Feature Selection and Cross-Validation – Techniques and Best Practices

cross-validationfeature selection

I have recently been reading a lot on this site (@Aniko, @Dikran Marsupial, @Erik) and elsewhere about the problem of overfitting occuring with cross validation – (Smialowski et al 2010 Bioinformatics, Hastie, Elements of statistical learning).
The suggestion is that any supervised feature selection (using correlation with class labels) performed outside of the model performance estimation using cross validation (or other model estimating method such as bootstrapping) may result in overfitting.

This seems unintuitive to me – surely if you select a feature set and then evaluate your model using only the selected features using cross validation, then you are getting an unbiased estimate of generalized model performance on those features (this assumes the sample under study are representive of the populatation)?

With this procedure one cannot of course claim an optimal feature set but can one report the performance of the selected feature set on unseen data as valid?

I accept that selecting features based on the entire data set may resuts in some data leakage between test and train sets. But if the feature set is static after initial selection, and no other tuning is being done, surely it is valid to report the cross-validated performance metrics?

In my case I have 56 features and 259 cases and so #cases > #features. The features are derived from sensor data.

Apologies if my question seems derivative but this seems an important point to clarify.

Edit:
On implementing feature selection within cross validation on the data set detailed above (thanks to the answers below), I can confirm that selecting features prior to cross-validation in this data set introduced a significant bias. This bias/overfitting was greatest when doing so for a 3-class formulation, compared to as 2-class formulation.
I think the fact that I used stepwise regression for feature selection increased this overfitting; for comparison purposes, on a different but related data set I compared a sequential forward feature selection routine performed prior to cross-validation against results I had previously obtained with feature selection within CV. The results between both methods did not differ dramatically. This may mean that stepwise regression is more prone to overfitting than sequential FS or may be a quirk of this data set.

Best Answer

If you perform feature selection on all of the data and then cross-validate, then the test data in each fold of the cross-validation procedure was also used to choose the features and this is what biases the performance analysis.
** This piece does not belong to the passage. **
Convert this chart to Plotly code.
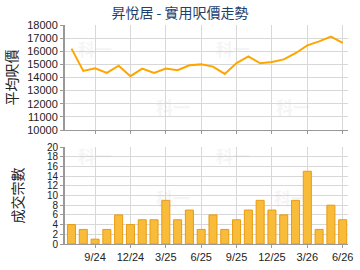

Consider this example. We generate some target data by flipping a coin 10 times and recording whether it comes down as heads or tails. Next, we generate 20 features by flipping the coin 10 times for each feature and write down what we get. We then perform feature selection by picking the feature that matches the target data as closely as possible and use that as our prediction. If we then cross-validate, we will get an expected error rate slightly lower than 0.5. This is because we have chosen the feature on the basis of a correlation over both the training set and the test set in every fold of the cross-validation procedure. However, the true error rate is going to be 0.5 as the target data is simply random. If you perform feature selection independently within each fold of the cross-validation, the expected value of the error rate is 0.5 (which is correct).

The key idea is that cross-validation is a way of estimating the generalization performance of a process for building a model, so you need to repeat the whole process in each fold. Otherwise, you will end up with a biased estimate, or an under-estimate of the variance of the estimate (or both).

HTH

Here is some MATLAB code that performs a Monte-Carlo simulation of this setup, with 56 features and 259 cases, to match your example, the output it gives is:

Biased estimator: erate = 0.429210 (0.397683 - 0.451737)

Unbiased estimator: erate = 0.499689 (0.397683 - 0.590734)

The biased estimator is the one where feature selection is performed prior to cross-validation, the unbiased estimator is the one where feature selection is performed independently in each fold of the cross-validation. This suggests that the bias can be quite severe in this case, depending on the nature of the learning task.

NF    = 56;
NC    = 259;
NFOLD = 10;
NMC   = 1e+4;

% perform Monte-Carlo simulation of biased estimator

erate = zeros(NMC,1);

for i=1:NMC

   y = randn(NC,1)  >= 0;
   x = randn(NC,NF) >= 0;

   % perform feature selection

   err       = mean(repmat(y,1,NF) ~= x);
   [err,idx] = min(err);

   % perform cross-validation

   partition = mod(1:NC, NFOLD)+1;
   y_xval    = zeros(size(y));

   for j=1:NFOLD

      y_xval(partition==j) = x(partition==j,idx(1));

   end

   erate(i) = mean(y_xval ~= y);

   plot(erate);
   drawnow;

end

erate = sort(erate);

fprintf(1, '  Biased estimator: erate = %f (%f - %f)\n', mean(erate), erate(ceil(0.025*end)), erate(floor(0.975*end)));

% perform Monte-Carlo simulation of unbiased estimator

erate = zeros(NMC,1);

for i=1:NMC

   y = randn(NC,1)  >= 0;
   x = randn(NC,NF) >= 0;

   % perform cross-validation

   partition = mod(1:NC, NFOLD)+1;
   y_xval    = zeros(size(y));

   for j=1:NFOLD

      % perform feature selection

      err       = mean(repmat(y(partition~=j),1,NF) ~= x(partition~=j,:));
      [err,idx] = min(err);

      y_xval(partition==j) = x(partition==j,idx(1));

   end

   erate(i) = mean(y_xval ~= y);

   plot(erate);
   drawnow;

end

erate = sort(erate);

fprintf(1, 'Unbiased estimator: erate = %f (%f - %f)\n', mean(erate), erate(ceil(0.025*end)), erate(floor(0.975*end)));